The Dukes are 10-0 and ranked No. 18 in the latest AP Top 25 poll. They have not been included yet in the College Football Playoff rankings because they aren't eligible for the postseason.

"We are prepared to act on behalf of JMU in the unfortunate circumstance that JMU's request for relief is not timely approved," said the letter, obtained by ESPN on Thursday. "Specifically, JMU is prepared to promptly file a lawsuit in the Western District of Virginia asserting that the bowl ban violates the antitrust and, potentially, other laws."

The NCAA's decision Wednesday effectively ends JMU's chances in playing in a New Year's Six bowl game, as the Dukes cannot be a conference champion and therefore would not qualify. There is a chance that JMU could play in a lower-profile bowl, however, as it could fill a spot if there are not enough bowl-eligible teams.

"The facts here haven't changed regarding JMU," College Football Playoff executive director Bill Hancock said Wednesday night. "The committee considers all teams that are eligible to play in the postseason, and that's where things stand."

Miyares' office announced Wednesday night the state attorney general office was disappointed in the decision and exploring legal options.

In a statement to ESPN on Thursday, Miyares called the NCAA's decision "extremely disappointing."

"[The NCAA] demonstrates that they, once again, ignore the best interests of our nation's student-athletes," Miyares statement said. "The NCAA has made an arbitrary and capricious decision that has an anti-competitive and profoundly negative impact on student-athletes, JMU, the Commonwealth of Virginia, and collegiate football as a whole."

Miyares also referenced the potential economic benefit to the school, which is a state university.

"This injustice transcends athletics, and should not be allowed to stand," Miyares said. "After repeated warnings to the NCAA, they still refuse to do what is right. Therefore, I am prepared to expose the NCAA's unlawful conduct and seek justice for James Madison University through litigation, provided the University authorize me to do so."

The letter sent to the NCAA states that a potential lawsuit would prove an "unreasonable restraint of trade in the market" and cites the Sherman Act and Virginia Antitrust Act. It calls the banning of teams from the postseason during NCAA transitions "unnecessary," from "both a practical and legal perspective."

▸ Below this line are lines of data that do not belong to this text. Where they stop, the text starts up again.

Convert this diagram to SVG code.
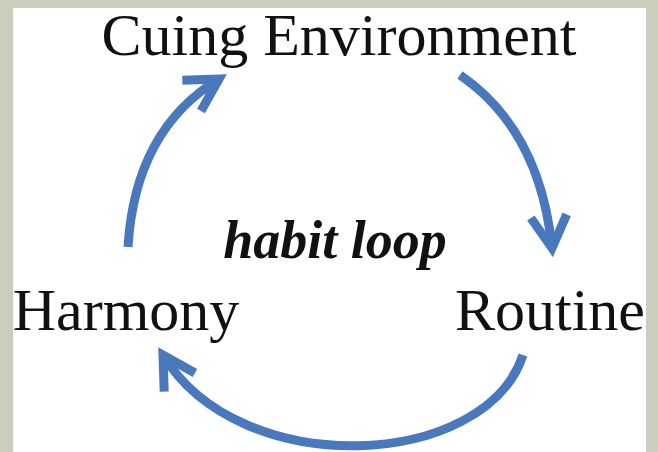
<svg xmlns="http://www.w3.org/2000/svg" width="658" height="452" viewBox="0 0 658 452">
<style>
.lbl{font-family:"Liberation Serif","Times New Roman",serif;font-size:60px;fill:#111}
.ctr{font-family:"Liberation Serif","Times New Roman",serif;font-size:54px;font-weight:bold;font-style:italic;fill:#111}
.arc{fill:none;stroke:#4a78bd;stroke-width:9;marker-end:url(#chev)}
</style>
<defs>
<marker id="chev" markerUnits="userSpaceOnUse" viewBox="-45 -30 55 60" markerWidth="55" markerHeight="60" refX="0" refY="0" orient="auto">
<path d="M-32,-18 L0,0 L-32,18" fill="none" stroke="#4a78bd" stroke-width="9" stroke-linejoin="miter" stroke-miterlimit="10"/>
</marker>
</defs>
<rect x="0" y="0" width="658" height="452" fill="#cbcdbd"/>
<rect x="13" y="8" width="633" height="444" fill="#ffffff"/>
<g id="connectors">
<path class="arc" d="M460,75 Q540,130 552,248"/>
<path class="arc" d="M523,355 C485,470 240,482 163,355"/>
<path class="arc" d="M128,247 Q135,130 219,79"/>
</g>
<g id="cuing"><text class="lbl" x="339" y="55" text-anchor="middle">Cuing Environment</text></g>
<g id="routine"><text class="lbl" x="550" y="330" text-anchor="middle">Routine</text></g>
<g id="harmony"><text class="lbl" x="126" y="330" text-anchor="middle">Harmony</text></g>
<g id="habit"><text class="ctr" x="335" y="258" text-anchor="middle">habit loop</text></g>
</svg>
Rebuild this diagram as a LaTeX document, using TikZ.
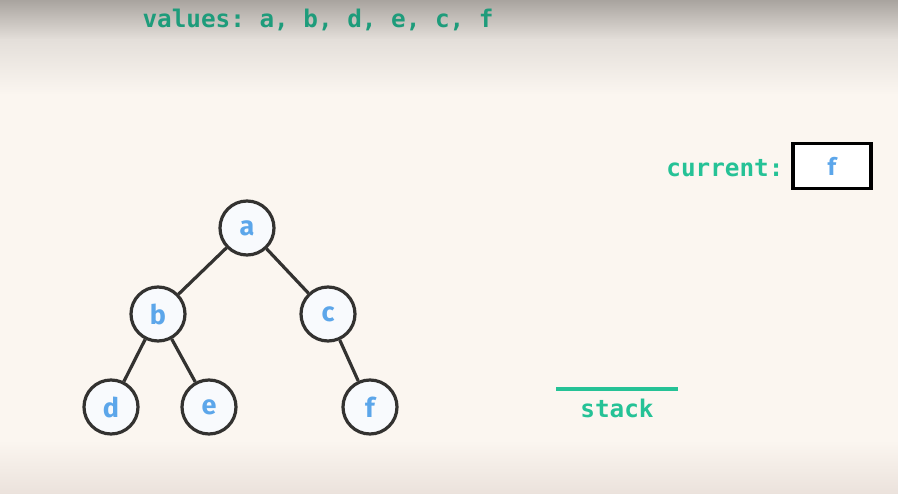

JMU is in the second year of a transition from the FCS to the FBS and in its second season of full Sun Belt competition in football. If there's no change in the rule, the school will be eligible for postseason play next year.

The letter lays the groundwork for an antitrust lawsuit.

"Whether analyzed under a 'quick look' or full rule of reason analysis, the end result is likely to be the same: the rule is anticompetitive, prohibiting more qualified teams from competing in bowl games to the advantage of incumbents in the market without any procompetitive justification to support it," the letter states.

On Wednesday, after four NCAA committees met and eventually turned down postseason waivers for JMU and two other schools, the NCAA released a statement.

"Requirements for members transitioning into FBS are based on factors beyond athletics performance," the NCAA board of directors administrative committee said in the statement. "They are intended to ensure schools are properly evaluating their long-term sustainability in the subdivision."

The NCAA added that if Division I members don't think the transition requirements are appropriate, the concerns should be addressed through rule changes as opposed to waiver requests.